Los tatuajes ya ha dejado de ser un símbolo de rebeldía y han pasado a convertirse en algo incluso inocente, artístico y original. Ya lo democratizó Disney cuando en la gran pantalla se estrenó Moana (Vaiana) en 2016, la primera heroína de la Polinesia basada en el mito de la creación de Maui, un semidiós que levantó el suelo del océano con su anzuelo mágico para fundar la isla que le da nombre y Hawái. Sus tatuajes reflejan sus hazañas y leyendas, un mini Maui viviente se convierte en uno de los protagonistas que dan vida a esta animación igual que durante años le dieron sentido a los polinesios, una cultura en la que estos dibujos corporales son el paso hacia la edad adulta, símbolos de clase, espiritualidad, bravura y protección.

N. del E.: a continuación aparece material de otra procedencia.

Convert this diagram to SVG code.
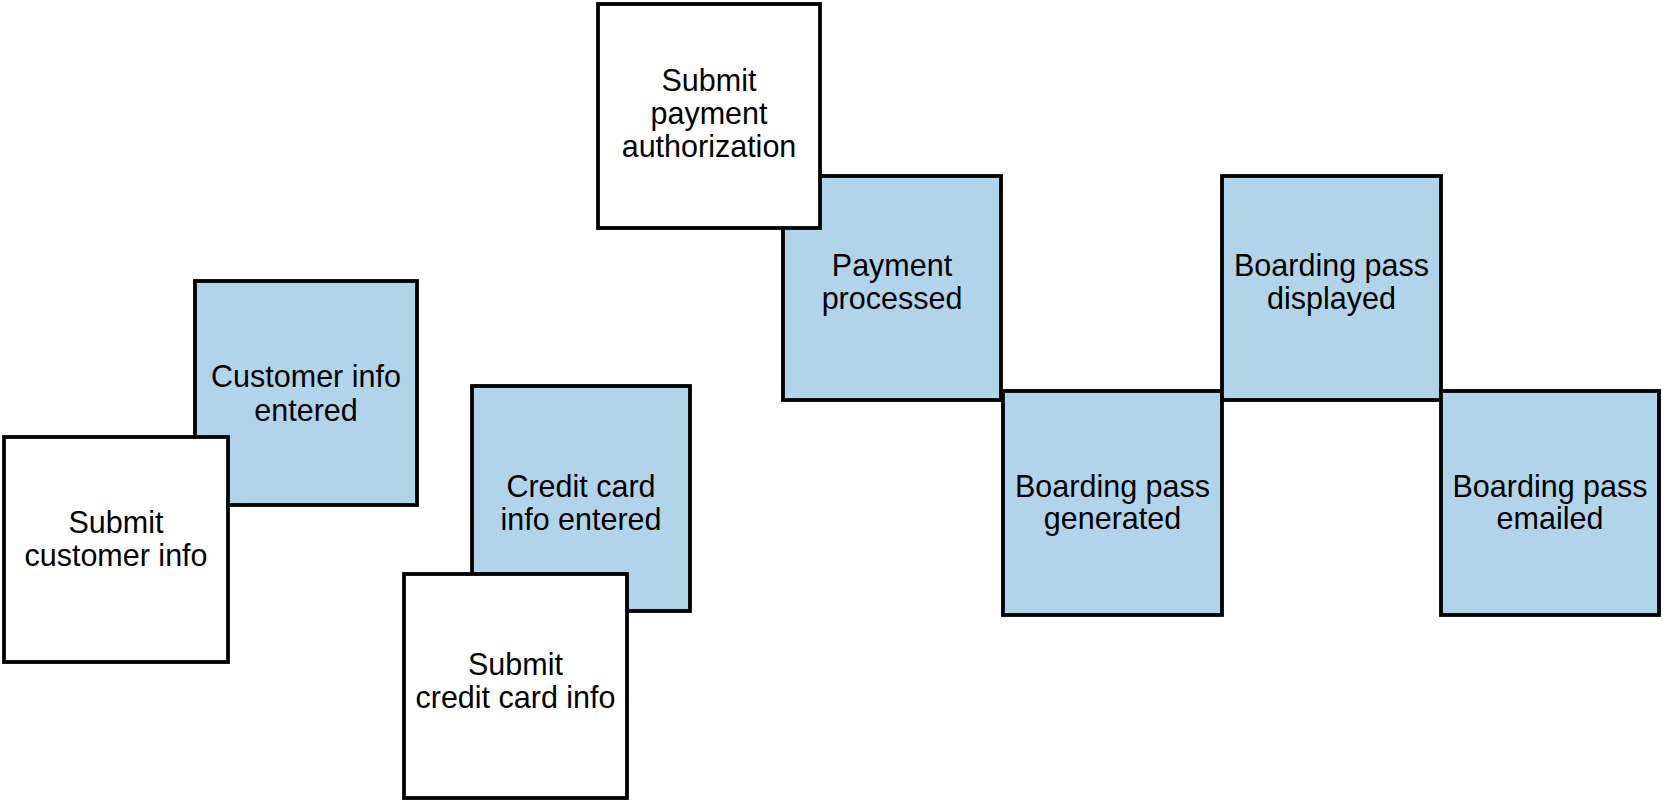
<svg xmlns="http://www.w3.org/2000/svg" width="1663" height="803" viewBox="0 0 1663 803">
<style>
.b{fill:#b2d4ea;stroke:#000;stroke-width:3.8}
.w{fill:#fff;stroke:#000;stroke-width:3.8}
text{font-family:"Liberation Sans",Arial,sans-serif;font-size:30.5px;fill:#000;text-anchor:middle}
</style>
<rect width="1663" height="803" fill="#fff"/>
<g id="connectors"></g>
<g id="payment-processed"><rect class="b" x="783" y="176" width="218" height="224"/><text x="892" y="276">Payment</text><text x="892" y="309">processed</text></g>
<g id="submit-payment"><rect class="w" x="598" y="4" width="222" height="224"/><text x="709" y="91">Submit</text><text x="709" y="124">payment</text><text x="709" y="157">authorization</text></g>
<g id="boarding-generated"><rect class="b" x="1003" y="391" width="219" height="224"/><text x="1112.5" y="497">Boarding pass</text><text x="1112.5" y="529">generated</text></g>
<g id="boarding-displayed"><rect class="b" x="1222" y="176" width="219" height="224"/><text x="1331.5" y="276">Boarding pass</text><text x="1331.5" y="309">displayed</text></g>
<g id="boarding-emailed"><rect class="b" x="1441" y="391" width="218" height="224"/><text x="1550" y="497">Boarding pass</text><text x="1550" y="529">emailed</text></g>
<g id="customer-entered"><rect class="b" x="195" y="281" width="222" height="224"/><text x="306" y="387">Customer info</text><text x="306" y="421">entered</text></g>
<g id="submit-customer"><rect class="w" x="4" y="437" width="224" height="225"/><text x="116" y="533">Submit</text><text x="116" y="566">customer info</text></g>
<g id="credit-entered"><rect class="b" x="472" y="386" width="218" height="225"/><text x="581" y="497">Credit card</text><text x="581" y="530">info entered</text></g>
<g id="submit-credit"><rect class="w" x="404" y="574" width="223" height="224"/><text x="515.5" y="675">Submit</text><text x="515.5" y="708">credit card info</text></g>
</svg>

Celtas, nativoamericanos y los del borneo, los tatuajes tribales se marcaban en la piel para establecer una conexión con lo divino, sin embargo, versículo contra versículo en el Libro del Apocalipsis capítulo 19, se entiende que hasta Jesús, la divinidad hecha carne e hijo de Cristo tendría uno en su pierna: “lleva escrito un nombre en su manto y en su muslo: Rey de Reyes y Señor de los Señores”, frente a la Biblia de Levítico, 19: “No haréis ningún rasguño en vuestro cuerpo por un muerto, ni en tu cuerpo imprimas ninguna marca”, marcas de tinta asociadas a los paganos filisteos que la Iglesia logró diluir y negativizar. Historia versus histeria por suplantar cualquier resto de culto y politeísmo.

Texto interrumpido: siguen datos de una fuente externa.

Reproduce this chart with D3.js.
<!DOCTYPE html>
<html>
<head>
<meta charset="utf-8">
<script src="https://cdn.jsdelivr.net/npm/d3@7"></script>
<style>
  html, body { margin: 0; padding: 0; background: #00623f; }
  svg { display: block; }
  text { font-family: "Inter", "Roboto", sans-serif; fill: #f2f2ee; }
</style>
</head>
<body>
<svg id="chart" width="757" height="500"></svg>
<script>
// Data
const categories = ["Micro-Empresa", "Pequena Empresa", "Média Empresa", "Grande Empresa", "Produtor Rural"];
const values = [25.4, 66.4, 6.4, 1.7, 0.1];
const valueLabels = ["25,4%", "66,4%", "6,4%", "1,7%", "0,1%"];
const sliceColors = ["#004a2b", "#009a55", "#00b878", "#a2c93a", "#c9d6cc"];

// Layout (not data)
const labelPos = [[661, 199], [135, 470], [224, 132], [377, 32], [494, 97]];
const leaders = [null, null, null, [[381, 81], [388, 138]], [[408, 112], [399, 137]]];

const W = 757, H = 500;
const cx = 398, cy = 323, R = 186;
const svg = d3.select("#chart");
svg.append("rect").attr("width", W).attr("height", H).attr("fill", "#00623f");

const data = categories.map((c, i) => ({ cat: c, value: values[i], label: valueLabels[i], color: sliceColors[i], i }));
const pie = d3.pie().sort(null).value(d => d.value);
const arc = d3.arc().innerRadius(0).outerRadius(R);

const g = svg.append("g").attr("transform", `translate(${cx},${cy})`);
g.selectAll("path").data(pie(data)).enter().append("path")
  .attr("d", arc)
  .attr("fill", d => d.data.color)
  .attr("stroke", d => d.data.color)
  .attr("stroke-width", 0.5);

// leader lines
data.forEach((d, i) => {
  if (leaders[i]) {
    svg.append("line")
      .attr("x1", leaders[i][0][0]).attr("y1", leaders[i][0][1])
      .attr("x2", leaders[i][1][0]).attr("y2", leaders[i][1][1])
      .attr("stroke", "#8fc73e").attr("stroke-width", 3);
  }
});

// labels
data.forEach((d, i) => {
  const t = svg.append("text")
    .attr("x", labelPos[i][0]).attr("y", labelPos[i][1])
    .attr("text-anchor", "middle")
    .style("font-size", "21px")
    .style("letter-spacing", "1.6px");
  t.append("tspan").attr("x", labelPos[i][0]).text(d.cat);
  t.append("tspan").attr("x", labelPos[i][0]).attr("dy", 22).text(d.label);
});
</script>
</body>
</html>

Ya pintaban su piel en ese triángulo de islas del pacífico las diferentes culturas maorís, samoanos o rapanuis; hace 5.300 años en Ötzi, el cazador neolítico que murió congelado o en las sacerdotisas egipcias sirvientes de los dioses que tatuaban con agujas de oro y henna. Ahora, unos dos mil años después del decreto de Constantino I en contra de su práctica ha estallado en miles de formas, colores, técnicas y arte: tatuajes de la Polinesia se han fusionado con el realismo, los dibujos de un trazo de Pablo Picasso se han mezclado con la escritura china o lo indígena con lo perteneciente al siglo XXI.

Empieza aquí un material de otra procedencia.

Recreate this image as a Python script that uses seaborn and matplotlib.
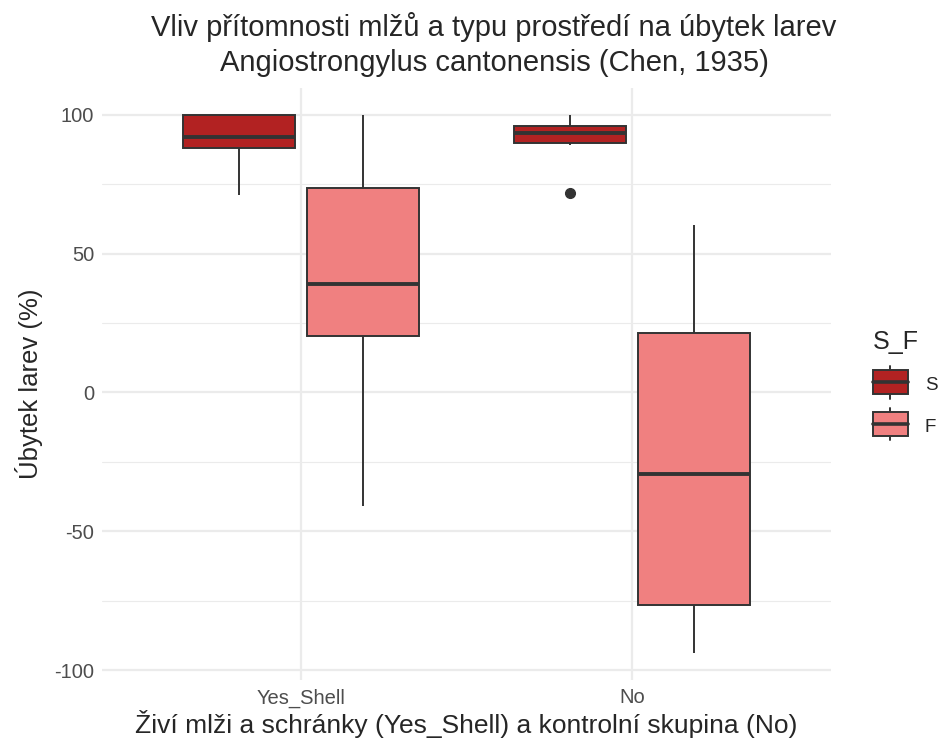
import matplotlib
matplotlib.use('Agg')
import matplotlib.pyplot as plt
from matplotlib.patches import Patch, Rectangle
from matplotlib.lines import Line2D
from matplotlib.legend_handler import HandlerBase
import pandas as pd
import seaborn as sns

# values (9 per group, quartiles fall on the 3rd/5th/7th value)
yes_shell_s = [71.2, 86.0, 88.1, 90.0, 92.0, 95.0, 100.0, 100.0, 100.0]
yes_shell_f = [-40.9, 5.0, 20.4, 30.0, 39.1, 55.0, 73.7, 88.0, 100.0]
no_s = [72.0, 89.0, 90.0, 92.0, 93.5, 95.0, 96.0, 98.0, 100.0]
no_f = [-93.9, -85.0, -76.6, -50.0, -29.4, 0.0, 21.4, 45.0, 60.4]

groups = ['Yes_Shell', 'No']
hues = ['S', 'F']
colors = {'S': '#B22222', 'F': '#F08080'}
edge = '#333333'

rows = []
for g, h, vals in [('Yes_Shell', 'S', yes_shell_s), ('Yes_Shell', 'F', yes_shell_f),
                   ('No', 'S', no_s), ('No', 'F', no_f)]:
    for v in vals:
        rows.append({'group': g, 'S_F': h, 'value': v})
df = pd.DataFrame(rows)


class BoxHandler(HandlerBase):
    # small ggplot-like box key: whisker, box, median
    def create_artists(self, legend, orig, xd, yd, width, height, fontsize, trans):
        cx = xd + width / 2
        box = Rectangle((xd, yd), width, height, facecolor=orig.get_facecolor(),
                        edgecolor=edge, linewidth=1.4, transform=trans)
        med = Line2D([xd, xd + width], [yd + height / 2] * 2, color=edge, lw=2.6, transform=trans)
        w1 = Line2D([cx, cx], [yd + height, yd + height * 1.18], color=edge, lw=1.4, transform=trans)
        w2 = Line2D([cx, cx], [yd - height * 0.18, yd], color=edge, lw=1.4, transform=trans)
        return [w1, w2, box, med]


sns.set_style('white')
plt.rcParams['font.family'] = ['Liberation Sans', 'DejaVu Sans']
plt.rcParams['axes.unicode_minus'] = False

fig = plt.figure(figsize=(9.43, 7.44), dpi=100)
ax = fig.add_axes([102.4 / 943, 1 - 680 / 744, (830.6 - 102.4) / 943, (680 - 88) / 744])

sns.boxplot(data=df, x='group', y='value', hue='S_F', order=groups, hue_order=hues,
            palette=colors, saturation=1, width=0.75, gap=0.1, linecolor=edge,
            linewidth=1.4, whis=1.5, ax=ax, legend=False,
            medianprops={'linewidth': 2.8, 'color': edge},
            capprops={'linewidth': 0},
            flierprops={'marker': 'o', 'markerfacecolor': edge, 'markeredgecolor': edge,
                        'markersize': 7})

ax.set_xlim(-0.6, 1.6)
ax.set_ylim(-103.6, 109.7)
ax.set_yticks([-100, -50, 0, 50, 100])
ax.set_yticks([-75, -25, 25, 75], minor=True)
ax.grid(True, which='major', color='#EBEBEB', linewidth=1.6)
ax.grid(True, which='minor', axis='y', color='#EBEBEB', linewidth=0.8)
ax.set_axisbelow(True)
for s in ax.spines.values():
    s.set_visible(False)
ax.tick_params(which='both', length=0, labelsize=14.5, labelcolor='#4D4D4D', pad=6)

ax.set_xlabel('Živí mlži a schránky (Yes_Shell) a kontrolní skupina (No)', fontsize=19, labelpad=2)
ax.set_ylabel('Úbytek larev (%)', fontsize=18.5, labelpad=8)

fig.text(494 / 943, 1 - 44.5 / 744,
         'Vliv přítomnosti mlžů a typu prostředí na úbytek larev\nAngiostrongylus cantonensis (Chen, 1935)',
         ha='center', va='center', fontsize=21, linespacing=1.35)

handles = [Patch(facecolor=colors[h]) for h in hues]
leg = fig.legend(handles, hues, title='S_F', loc='center left', bbox_to_anchor=(856 / 943, 1 - 389 / 744),
                 frameon=False, fontsize=13.5, title_fontsize=18, handler_map={Patch: BoxHandler()},
                 handlelength=1.87, handleheight=1.6, labelspacing=0.95, handletextpad=0.9,
                 borderpad=0.4)
leg._legend_box.align = 'left'
leg._legend_box.sep = 20
for t in leg.get_texts():
    t.set_position((0, 10))

fig.savefig('out.png', dpi=100)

Durante el franquismo, los tatuajes se asociaban con la criminalidad y todavía en 2022 no verás a un banquero tatuado, hasta la modificación del Real Decreto 309/2021 tampoco podías ingresar en el ejército y hoy te rechazan en un puesto de trabajo en el Mercadona por llevar tatuajes visibles. La profesionalización, la normalización y la cultura que representan para el ser humano llevar tinta en la piel no debe ser motivo de discriminación y mucho menos laboral, el mundo del tatuaje anhela volver a sus inicios, a los aborígenes, a los indígenas y a los pueblos. Sus cuerpos contaban historia sin miedo a la flacidez de la piel con la vejez, sin miedo a morir. Relacionados con la acupuntura primitiva, las marcas sanaban y también eran sinónimo de valentía y fuerza por las dolorosas técnicas como hand poke o puntada.

Tatuajes de Ötzi (MARCO SAMADELLI). Fuente: Nationalgeographic.com.

Ese deseo milenario de rasgarse la piel con tinta imborrable para preservar la memoria, para individualizarnos del colectivo y al mismo tiempo sentirnos pertenecientes a él es lo que significa llevar tatuajes. Dios nos habrá hecho “a su imagen y semejanza” como humanos, no como sujeto, bajo la predicación moral, no como copias exactas en su literalidad.